In the below coding example I can not understand why the output tensor , grid
has a shape of
3,28,280
. I understand why its 28
in height and 280
in width, but not the 3. It seems from running plt.imshow()
on all 3 28x280
arrays along axis 0 that they are identical copies since printing any 1 of these gives me the image I want.
Also I do not understand why I can pass grid
as an argument to plt.imshow()
given that it is supposed to take in a 2D array, not a 3D one as grid
clearly is.
import torch
import torchvision
import torchvision.transforms as transforms
import matplotlib.pyplot as plt
import numpy as np
train_set = torchvision.datasets.FashionMNIST(
root = './pytorch_obj_classifier/data/FashionMNIST',
train = True,
download = True,
transform = transforms.Compose([
transforms.ToTensor()
])
)
sample = next(iter(train_loader))
image,label = sample
print(image.shape)
grid = torchvision.utils.make_grid(image,padding=0, nrow=10)
print(grid.shape)
plt.figure(figsize=(15,15))
grid = np.transpose(grid,(1,2,0))
grid1 = grid[:,:,0]
grid2 = grid[:,:,1]
grid3 = grid[:,:,2]
plt.imshow(grid1,cmap = 'gray')
plt.imshow(grid2,cmap = 'gray')
plt.imshow(grid3,cmap = 'gray')
plt.imshow(grid,cmap = 'gray')
The MNIST dataset consists of grascale images. If you look at the implementation detail of torchvision.utils.make_grid
, single-channel images get their channel copied three times:
if tensor.dim() == 4 and tensor.size(1) == 1: # single-channel images
tensor = torch.cat((tensor, tensor, tensor), 1)

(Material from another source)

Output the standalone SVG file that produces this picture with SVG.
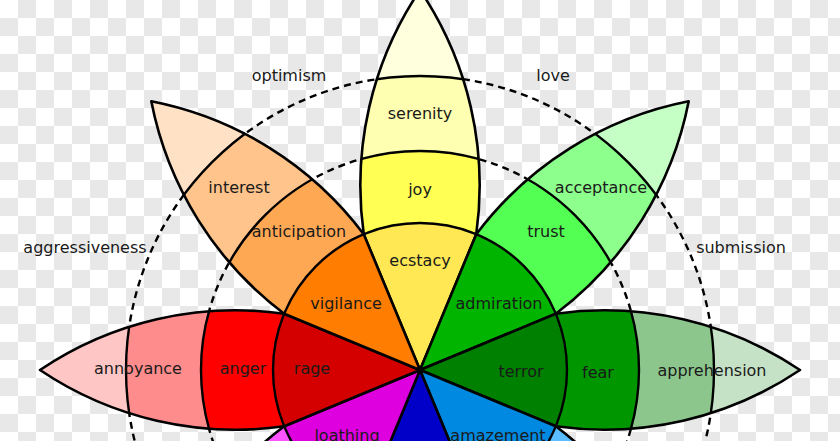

As for matplotlib.pyplot.imshow
it can take 2D, 3D or 4D inputs:
The image data. Supported array shapes are:
- (M, N): an image with scalar data. The data is visualized using a colormap.
- (M, N, 3): an image with RGB values (0-1 float or 0-255 int).
- (M, N, 4): an image with RGBA values (0-1 float or 0-255 int), i.e. including transparency.
Generally speaking, we wouldn't refer to dimensions but rather describe tensors by their shape (the size on each of their axes). In PyTorch, images always have three axes, and have a shape that follows: (channel, height, width)
. Even for single-channel images: considering it as a 3D tensor (1, height, width)
instead of a 2D tensor (height, width)
. This is to be consistant with cases where you have more than one channel, which is very often (cf. convolution neural networks).